In recent months, the city has taken several measures to crack down on disorderly and disruptive behavior as well as overtourism more generally. Starting on May 1, the city began charging tourists a landing tax of €3 ($3.35 USD), though the fee will rise to €6 ($6.70 USD) for most of the year and as high as €10 ($11.16 USD) on days of exceptional overcrowding. Residents and visitors working or studying in the city will be exempt.
The new regulations specify that whoever “dirties public places in any way will have to pay an administrative sanction from 25 to 500 Euros.” This not only applies to tourists, but also to shopkeepers, who must place trash cans and recycling bins within 100 meters of the entrance to their establishment.
Starting January 1, 2021, all single-use bags and containers must be biodegradable and compostable. It’s not clear if the fines will apply to tourists who bring single-use plastics into the city, as they do in Capri. Business owners who violate the ordinance could be shut down temporarily and repeat offenders could lose their license permanently.
The regulations reiterate a ban on swimming or bathing in Venice’s canals that was already in place. In addition, visitors are prohibited from eating in public places, sitting or laying down on bridges and monuments and wearing bathing suits in public places. Between 8pm and 8am, drinking alcohol outside of authorized places is not allowed. Graduation parties, as well as bachelor and bachelorette parties, are only permitted on weekends or during the day.
These rules apply to all UNESCO-protected areas of Venice and its Lagoon, the airport, train station, at piers and on public transportation.
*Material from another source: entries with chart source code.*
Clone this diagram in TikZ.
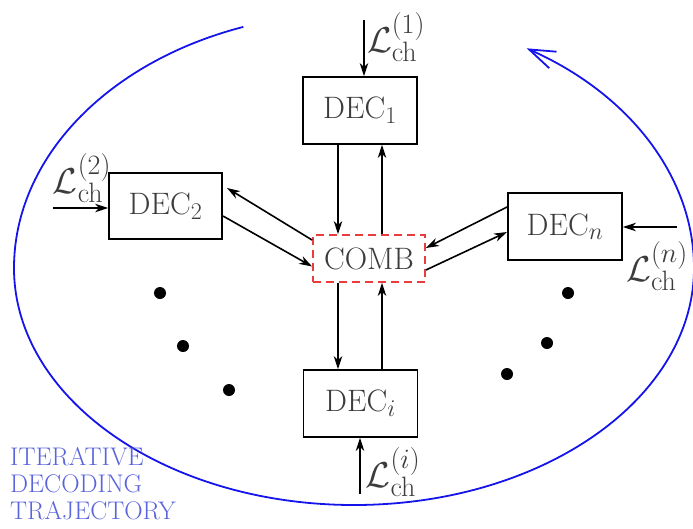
\RequirePackage{fix-cm}
\documentclass[tikz,border=0pt]{standalone}
\usetikzlibrary{arrows.meta}
\DeclareMathSizes{31}{31}{24}{18}
\DeclareMathSizes{36}{36}{28}{21}
\definecolor{txtgray}{RGB}{60,60,60}
\definecolor{combred}{RGB}{235,60,60}
\definecolor{trajblue}{RGB}{20,20,235}
\definecolor{labelblue}{RGB}{90,100,220}
\begin{document}
\begin{tikzpicture}[x=1pt,y=-1pt,
  decbox/.style={draw=black,line width=1.8pt,minimum width=114pt,minimum height=67pt,inner sep=0pt,text=txtgray,font=\fontsize{31}{35}\selectfont},
  combbox/.style={draw=combred,line width=1.8pt,dash pattern=on 8pt off 5pt,minimum width=112pt,minimum height=47pt,inner sep=0pt,text=txtgray,font=\fontsize{31}{35}\selectfont},
  chlabel/.style={inner sep=0pt,text=txtgray,font=\fontsize{36}{40}\selectfont},
  conn/.style={line width=1.6pt,-{Stealth[length=13pt,width=8.5pt,inset=4pt]}},
  dotmark/.style={circle,fill=black,inner sep=0pt,minimum size=12pt},
  traj/.style={draw=trajblue,line width=1.8pt,-{Straight Barb[length=26pt,width=18pt,line width=1.8pt]}},
  trajtext/.style={text=labelblue,align=left,inner sep=0pt,font=\fontsize{25.5}{27}\selectfont}
]
\useasboundingbox (0,0) rectangle (693,528);

% blue trajectory
\draw[traj] (243.3,26.9)
  arc[start angle=-109,end angle=-180,x radius=340,y radius=255]
  arc[start angle=-180,end angle=-360,x radius=340,y radius=237]
  arc[start angle=0,end angle=-59.5,x radius=340,y radius=255];

% boxes
\node[decbox] (d1) at (360,110.5) {DEC$_1$};
\node[decbox,minimum width=113pt,minimum height=66pt] (d2) at (165.5,206) {DEC$_2$};
\node[decbox] (dn) at (565,226.5) {DEC$_n$};
\node[decbox] (di) at (360.5,403.5) {DEC$_i$};
\node[combbox] (comb) at (369,258.5) {COMB};

% channel inputs
\coordinate (c1) at (364,20);
\coordinate (c2) at (53,208);
\coordinate (cn) at (677,227);
\coordinate (ci) at (360,494);
\draw[conn] (c1) -- (c1 |- d1.north);
\draw[conn] (c2) -- (c2 -| d2.west);
\draw[conn] (cn) -- (cn -| dn.east);
\draw[conn] (ci) -- (ci |- di.south);

\node[chlabel] (l1) at (396,37) {$\mathcal{L}_{\mathrm{ch}}^{(1)}$};
\node[chlabel] (l2) at (82,178) {$\mathcal{L}_{\mathrm{ch}}^{(2)}$};
\node[chlabel] (ln) at (657,266) {$\mathcal{L}_{\mathrm{ch}}^{(n)}$};
\node[chlabel] (li) at (393,472) {$\mathcal{L}_{\mathrm{ch}}^{(i)}$};

% DEC1 <-> COMB
\draw[conn] ([xshift=-22pt]d1.south) -- ([xshift=-22pt]d1.south |- comb.north);
\draw[conn] ([xshift=22pt]d1.south |- comb.north) -- ([xshift=22pt]d1.south);
% DECi <-> COMB
\draw[conn] ([xshift=-22.5pt]di.north |- comb.south) -- ([xshift=-22.5pt]di.north);
\draw[conn] ([xshift=21.5pt]di.north) -- ([xshift=21.5pt]di.north |- comb.south);
% DEC2 <-> COMB
\coordinate (a2) at (227,188);
\coordinate (b2) at (223,216);
\draw[conn] ([yshift=18.5pt]comb.west) -- (a2);
\draw[conn] (b2) -- ([yshift=-8pt]comb.west);
% DECn <-> COMB
\coordinate (an) at (507,207);
\coordinate (bn) at (507,232);
\draw[conn] (an) -- ([yshift=10.5pt]comb.east);
\draw[conn] ([yshift=-11.5pt]comb.east) -- (bn);

% dots
\node[dotmark] (p1) at (160,293) {};
\node[dotmark] (p2) at (183,346) {};
\node[dotmark] (p3) at (229,390) {};
\node[dotmark] (q1) at (568,293) {};
\node[dotmark] (q2) at (547,343) {};
\node[dotmark] (q3) at (507,374) {};

\node[trajtext,anchor=north west] (tt) at (10,447) {ITERATIVE\\DECODING\\TRAJECTORY};
\end{tikzpicture}
\end{document}
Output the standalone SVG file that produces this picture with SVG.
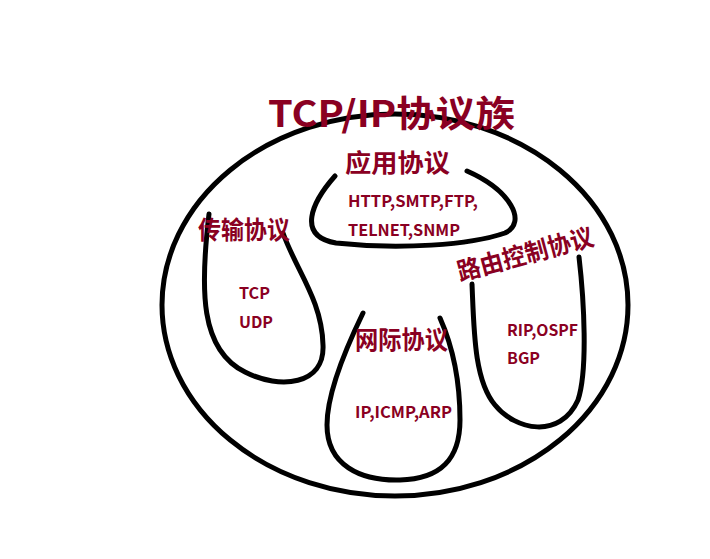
<svg xmlns="http://www.w3.org/2000/svg" width="710" height="559" viewBox="0 0 710 559">
<style>
.t{font-family:"Noto Sans CJK SC","Noto Sans",sans-serif;font-weight:bold;fill:#8a0022}
.h{font-size:25px}
.s{font-size:16px}
.ln{fill:none;stroke:#000;stroke-width:5;stroke-linecap:round}
</style>
<rect width="710" height="559" fill="#fff"/>
<g id="connectors">
<ellipse class="ln" cx="395" cy="305" rx="233" ry="191" stroke-width="4"/>
</g>
<g id="title"><text class="t" x="268" y="127" font-size="36" textLength="247" lengthAdjust="spacingAndGlyphs">TCP/IP协议族</text></g>
<g id="app">
<path class="ln" d="M335,176 C312,202 296,236 336,243 C400,250 470,245 505,233 C528,222 510,190 467,171"/>
<text class="t h" x="345" y="172" textLength="105" lengthAdjust="spacingAndGlyphs">应用协议</text>
<text class="t s" x="348" y="207" textLength="130" lengthAdjust="spacingAndGlyphs">HTTP,SMTP,FTP,</text>
<text class="t s" x="348" y="236" textLength="112" lengthAdjust="spacingAndGlyphs">TELNET,SNMP</text>
</g>
<g id="transport">
<path class="ln" d="M209,214 C200,290 200,350 245,372 C280,390 325,385 323,345 C322,300 296,270 283,233"/>
<text class="t h" x="198" y="239" textLength="92" lengthAdjust="spacingAndGlyphs">传输协议</text>
<text class="t s" x="239" y="299" textLength="31" lengthAdjust="spacingAndGlyphs">TCP</text>
<text class="t s" x="239" y="328" textLength="34" lengthAdjust="spacingAndGlyphs">UDP</text>
</g>
<g id="network">
<path class="ln" d="M363,313 C345,350 327,395 327,425 C327,465 360,481 400,480 C440,479 460,460 460,420 C460,380 452,345 440,318"/>
<text class="t h" x="355" y="349" textLength="93" lengthAdjust="spacingAndGlyphs">网际协议</text>
<text class="t s" x="355" y="418" textLength="97" lengthAdjust="spacingAndGlyphs">IP,ICMP,ARP</text>
</g>
<g id="routing">
<path class="ln" d="M472,284 C474,330 474,380 495,405 C515,430 560,440 578,400 C588,370 584,300 579,257"/>
<text class="t h" x="460" y="281" transform="rotate(-15 460 281)" textLength="140" lengthAdjust="spacingAndGlyphs">路由控制协议</text>
<text class="t s" x="507" y="336" textLength="71" lengthAdjust="spacingAndGlyphs">RIP,OSPF</text>
<text class="t s" x="507" y="364" textLength="33" lengthAdjust="spacingAndGlyphs">BGP</text>
</g>
</svg>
Mayor Luigi Brugnaro called the passing of the new regulations “a starting point for everyone,” adding that it will take courage and patience to make these changes.
It’s unclear exactly how the regulations will be enforced. According to Italian media, violators can technically be banned from certain areas. However, an assistant at the Mayor’s office said that violators won’t actually be kicked out of the city, but will receive a fine if they’re caught by the local police. Either way, you’d better be on your best behavior when visiting Venice.